CHRISTIAN PETERSEN was a pioneer of modern sales promotion. He was co-founder of one of the earliest sales-promotion consultancies in Britain and of another that grew to be the first such company to be listed on the London Stock Exchange. He was instrumental in starting what later evolved into the Institute of Sales Promotion, today a powerful and flourishing trade association. He wrote and edited two books which were milestones in the advance of the understanding of how promotion works.

His business career started in the mail-room of a London advertising agency. This was the golden age of television advertising in Britain but, much ahead of his time, Petersen saw the potential of sales-promotion techniques to achieve many marketing objectives more cost-effectively. This required a considerable leap of the imagination, since at the time much sales-promotion thinking was confined to choosing between a plastic flower and the plastic submarine which popped up when you poured milk on your breakfast cereal.

In 1970 Petersen left his fast-progressing career in advertising to become a founding partner of The Sales Machine, creating the first of a series of award-winning promotions. These were usually characterised by their boldness and daring: goldfish were sent to children through the post in oxygenated containers; housewives were invited to enter a 'computition' by punching out the IBM cards themselves; small change was solicited from central banks to form an educational 'Coins of the World Collection'.

Even more influentially, his work constantly exemplified how sales promotional offers could communicate positive and favourable impressions of a brand, rather than appearing to be just gimmicky inducements to buy a product which couldn't sell on its own merits.

In 1973 Petersen joined two other promotional entrepreneurs to form Kingsland Lloyd & Petersen (KLP). The late Seventies saw the publication of his book Sales Promotion in Action and of the Handbook of Consumer Sales Promotion, which he edited. Meanwhile, KLP had been growing rapidly in both reputation and size, and in 1984 it was the first sales- promotion agency to obtain a quotation on the London Stock Exchange.

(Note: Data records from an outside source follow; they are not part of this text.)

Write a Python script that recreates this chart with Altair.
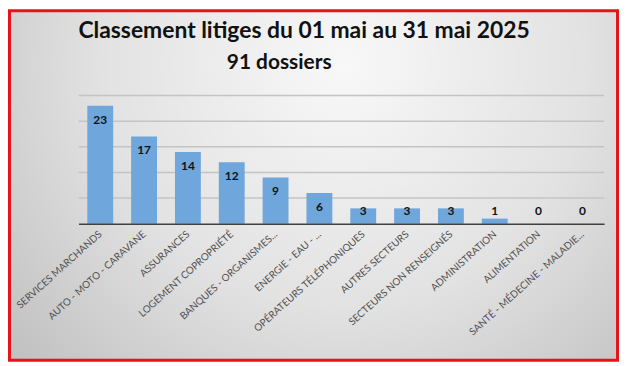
import altair as alt
import pandas as pd

categories = [
    "SERVICES MARCHANDS",
    "AUTO - MOTO - CARAVANE",
    "ASSURANCES",
    "LOGEMENT COPROPRIÉTÉ",
    "BANQUES - ORGANISMES...",
    "ENERGIE - EAU - ...",
    "OPÉRATEURS TÉLÉPHONIQUES",
    "AUTRES SECTEURS",
    "SECTEURS NON RENSEIGNÉS",
    "ADMINISTRATION",
    "ALIMENTATION",
    "SANTÉ - MÉDECINE - MALADIE...",
]
values = [23, 17, 14, 12, 9, 6, 3, 3, 3, 1, 0, 0]
grid_values = [5, 10, 15, 20, 25]
title_main = ["Classement litiges du 01 mai au 31 mai 2025"]
title_sub = ["91 dossiers"]

FONT = "Lato"

df = pd.DataFrame({"cat": categories, "v": values})
grid_df = pd.DataFrame({"g": grid_values})
one = pd.DataFrame({"a": [0]})

yscale = alt.Scale(domain=[0, 25], nice=False)
xscale = alt.Scale(paddingInner=0.41, paddingOuter=0.2)

xaxis = alt.Axis(
    labelAngle=-42,
    labelFont=FONT,
    labelFontSize=10,
    labelColor="#505050",
    labelPadding=5,
    labelOffset=-3,
    ticks=False,
    domainColor="#404040",
    domainWidth=1.5,
    labelLimit=200,
    title=None,
    zindex=1,
)

gradient = {
    "gradient": "radial",
    "x1": 0.55, "y1": 0.3, "r1": 0,
    "x2": 0.55, "y2": 0.3, "r2": 0.8,
    "stops": [
        {"offset": 0, "color": "#f8f8f8"},
        {"offset": 0.5, "color": "#e2e2e2"},
        {"offset": 1, "color": "#b9b9b9"},
    ],
}

bg = alt.Chart(one).mark_rect(fill=gradient, stroke="#e8121a", strokeWidth=3).encode(
    x=alt.value(-69.5), x2=alt.value(542.5), y=alt.value(-85.5), y2=alt.value(266.5)
)

grid = alt.Chart(grid_df).mark_rule(color="#c4c4c4", strokeWidth=1.5).encode(
    y=alt.Y("g:Q", scale=yscale, axis=None)
)

bars = alt.Chart(df).mark_bar(color="#6fa6dc").encode(
    x=alt.X("cat:N", sort=categories, scale=xscale, axis=xaxis),
    y=alt.Y("v:Q", scale=yscale, axis=None),
)

labels = alt.Chart(df).transform_calculate(
    lp="max(datum.v, 5.2)"
).mark_text(font=FONT, fontSize=12, fontWeight="bold", color="#111111", dy=14).encode(
    x=alt.X("cat:N", sort=categories, scale=xscale, axis=xaxis),
    y=alt.Y("lp:Q", scale=yscale, axis=None),
    text=alt.Text("v:Q"),
)

t1 = alt.Chart(pd.DataFrame({"t": title_main})).mark_text(
    font=FONT, fontSize=23, fontWeight="bold", color="#111111", align="center", baseline="middle"
).encode(x=alt.value(227), y=alt.value(-65), text="t:N")

t2 = alt.Chart(pd.DataFrame({"t": title_sub})).mark_text(
    font=FONT, fontSize=21, fontWeight="bold", color="#111111", align="center", baseline="middle"
).encode(x=alt.value(202), y=alt.value(-33), text="t:N")

chart = alt.layer(bg, grid, bars, labels, t1, t2).properties(
    width=529,
    height=129,
    padding={"left": 71, "top": 87, "right": 15, "bottom": 139},
    autosize=alt.AutoSizeParams(type="none"),
    background="transparent",
).configure_view(stroke=None)

chart.save("out.html", embed_options={"renderer": "svg", "actions": False})
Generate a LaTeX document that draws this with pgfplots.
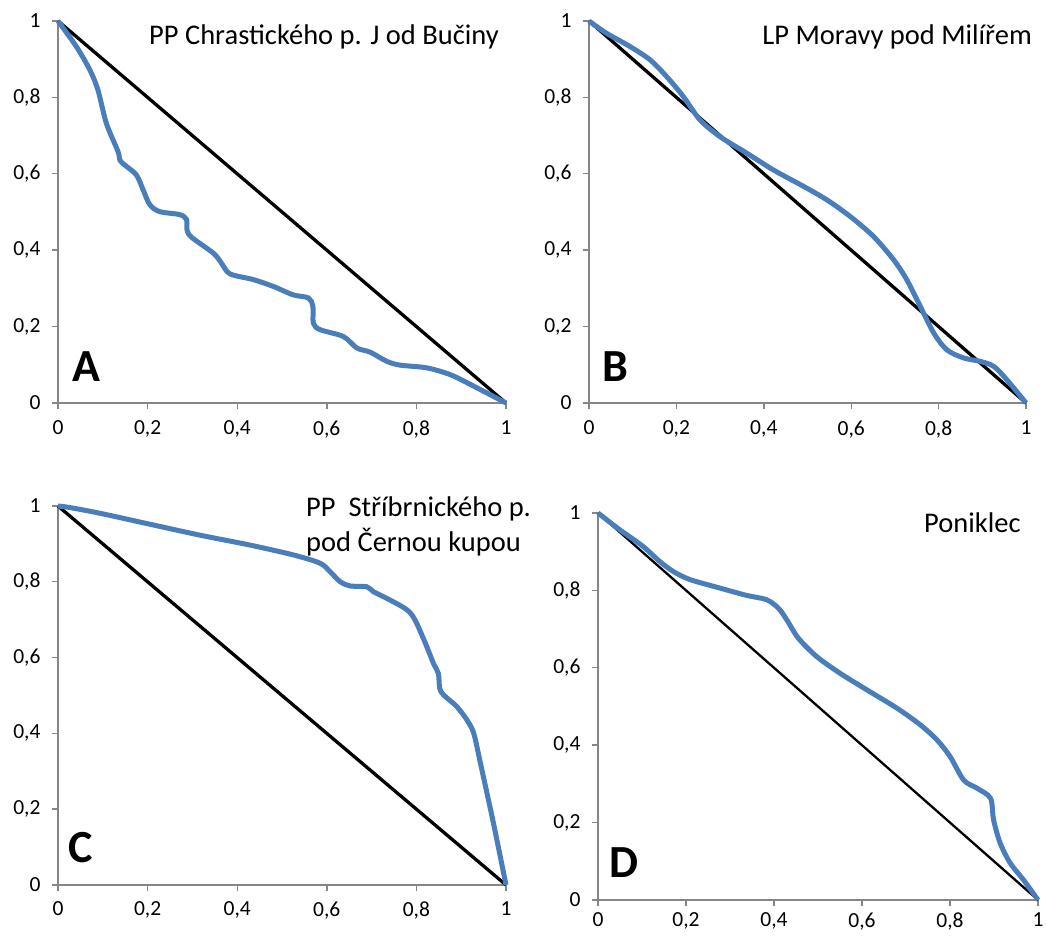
\documentclass[border=0pt]{standalone}
\usepackage{fontspec}
\setmainfont{Carlito}
\usepackage{pgfplots}
\pgfplotsset{compat=1.18}

\definecolor{curve}{RGB}{74,126,187}
\definecolor{axgray}{RGB}{134,134,134}

\pgfplotsset{lorenz/.style={
    scale only axis, anchor=south west,
    xmin=0, xmax=1, ymin=0, ymax=1,
    axis lines*=left,
    axis line style={axgray, line width=1.4pt},
    xtick={0,0.2,0.4,0.6,0.8,1},
    ytick={0,0.2,0.4,0.6,0.8,1},
    tick align=outside, major tick length=6pt,
    tick style={axgray, line width=1.4pt},
    /pgf/number format/assume math mode=true,
    /pgf/number format/use comma,
    ticklabel style={font=\fontsize{21.5}{24}\selectfont},
    yticklabel style={xshift=-8pt},
    clip=false,
  },
  gini/.style={curve, line width=5pt, smooth, tension=0.5},
}

\begin{document}
\begin{tikzpicture}[x=1pt, y=1pt]
\path[use as bounding box] (0,0) rectangle (1046,936);

% A
\begin{axis}[lorenz, at={(58pt,533pt)}, width=448pt, height=382pt,
  xticklabel style={yshift=-8pt}]
\addplot[black, line width=3.3pt] coordinates {(0,1) (1,0)};
\addplot[gini] coordinates {
(0,1) (0.041,0.933) (0.071,0.872) (0.089,0.820) (0.108,0.732) (0.134,0.658)
(0.138,0.636) (0.149,0.623) (0.175,0.597) (0.190,0.558) (0.205,0.519)
(0.227,0.501) (0.272,0.493) (0.287,0.480) (0.288,0.453) (0.298,0.434)
(0.347,0.392) (0.365,0.366) (0.384,0.338) (0.436,0.323) (0.481,0.305)
(0.525,0.283) (0.559,0.275) (0.569,0.253) (0.570,0.209) (0.585,0.192)
(0.637,0.174) (0.667,0.144) (0.697,0.133) (0.734,0.109) (0.764,0.099)
(0.823,0.092) (0.876,0.074) (0.928,0.044) (1,0)};
\end{axis}

% B
\begin{axis}[lorenz, at={(589pt,533pt)}, width=437pt, height=382pt,
  xticklabel style={yshift=-8pt}]
\addplot[black, line width=3.3pt] coordinates {(0,1) (1,0)};
\addplot[gini] coordinates {
(0,1) (0.040,0.968) (0.094,0.933) (0.140,0.898) (0.178,0.854) (0.216,0.802)
(0.254,0.741) (0.300,0.697) (0.361,0.654) (0.422,0.610) (0.491,0.567)
(0.544,0.532) (0.598,0.488) (0.651,0.436) (0.697,0.375) (0.727,0.323)
(0.758,0.253) (0.789,0.183) (0.819,0.139) (0.857,0.118) (0.895,0.109)
(0.926,0.096) (0.956,0.061) (1,0)};
\end{axis}

% C
\begin{axis}[lorenz, at={(58pt,51pt)}, width=448pt, height=379pt,
  xticklabel style={yshift=-7pt}]
\addplot[black, line width=3.3pt] coordinates {(0,1) (1,0)};
\addplot[gini] coordinates {
(0,1) (0.026,0.996) (0.093,0.981) (0.197,0.954) (0.317,0.923) (0.428,0.897)
(0.525,0.871) (0.585,0.849) (0.607,0.827) (0.630,0.800) (0.652,0.789)
(0.689,0.787) (0.704,0.774) (0.741,0.752) (0.779,0.726) (0.797,0.699)
(0.820,0.638) (0.838,0.585) (0.849,0.558) (0.852,0.519) (0.861,0.501)
(0.890,0.471) (0.913,0.435) (0.928,0.400) (0.943,0.321) (0.972,0.163) (1,0)};
\end{axis}

% D
\begin{axis}[lorenz, at={(598pt,36pt)}, width=440pt, height=387pt,
  xticklabel style={yshift=-3pt}]
\addplot[black, line width=2.3pt] coordinates {(0,1) (1,0)};
\addplot[gini] coordinates {
(0,1) (0.049,0.957) (0.102,0.914) (0.140,0.875) (0.171,0.849) (0.209,0.828)
(0.277,0.806) (0.338,0.787) (0.383,0.776) (0.410,0.754) (0.429,0.724)
(0.455,0.677) (0.497,0.629) (0.550,0.586) (0.611,0.543) (0.679,0.496)
(0.732,0.453) (0.770,0.414) (0.800,0.371) (0.831,0.310) (0.861,0.289)
(0.892,0.263) (0.899,0.207) (0.914,0.147) (0.937,0.095) (0.967,0.052) (1,0)};
\end{axis}

% titles and panel letters
\node[anchor=base east, inner sep=0, font=\fontsize{28.5}{32}\selectfont] at (499,891) {PP Chrastického p. J od Bučiny};
\node[anchor=base east, inner sep=0, font=\fontsize{28.5}{32}\selectfont] at (1032,891) {LP Moravy pod Milířem};
\node[anchor=base west, inner sep=0, font=\fontsize{28.5}{32}\selectfont] at (306,419) {PP\ \ Stříbrnického p.};
\node[anchor=base west, inner sep=0, font=\fontsize{28.5}{32}\selectfont] at (306,384) {pod Černou kupou};
\node[anchor=base west, inner sep=0, font=\fontsize{28.5}{32}\selectfont] at (924,403) {Poniklec};

\node[anchor=base west, inner sep=0, font=\bfseries\fontsize{46}{50}\selectfont] at (72,554) {A};
\node[anchor=base west, inner sep=0, font=\bfseries\fontsize{46}{50}\selectfont] at (602,554) {B};
\node[anchor=base west, inner sep=0, font=\bfseries\fontsize{46}{50}\selectfont] at (68,73) {C};
\node[anchor=base west, inner sep=0, font=\bfseries\fontsize{46}{50}\selectfont] at (609,58) {D};
\end{tikzpicture}
\end{document}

The success of this flotation ensured the financial security of a large, happy and growing family and funded the fulfilment of another of his ambitions. He had long regretted not going to university, and in 1986 he withdrew from business and went up to New College, Oxford, to read Modern History. He duly obtained the first predicted by his friends, and at the time of his death was putting the finishing touches to his Ph D thesis.

He had also just completed his work as co-author of another book, returning to business with fresh insights to depict the shape of post-modern marketing and promotion. He had lived to see many brands' expenditure on sales promotion overtake what they spend on advertising.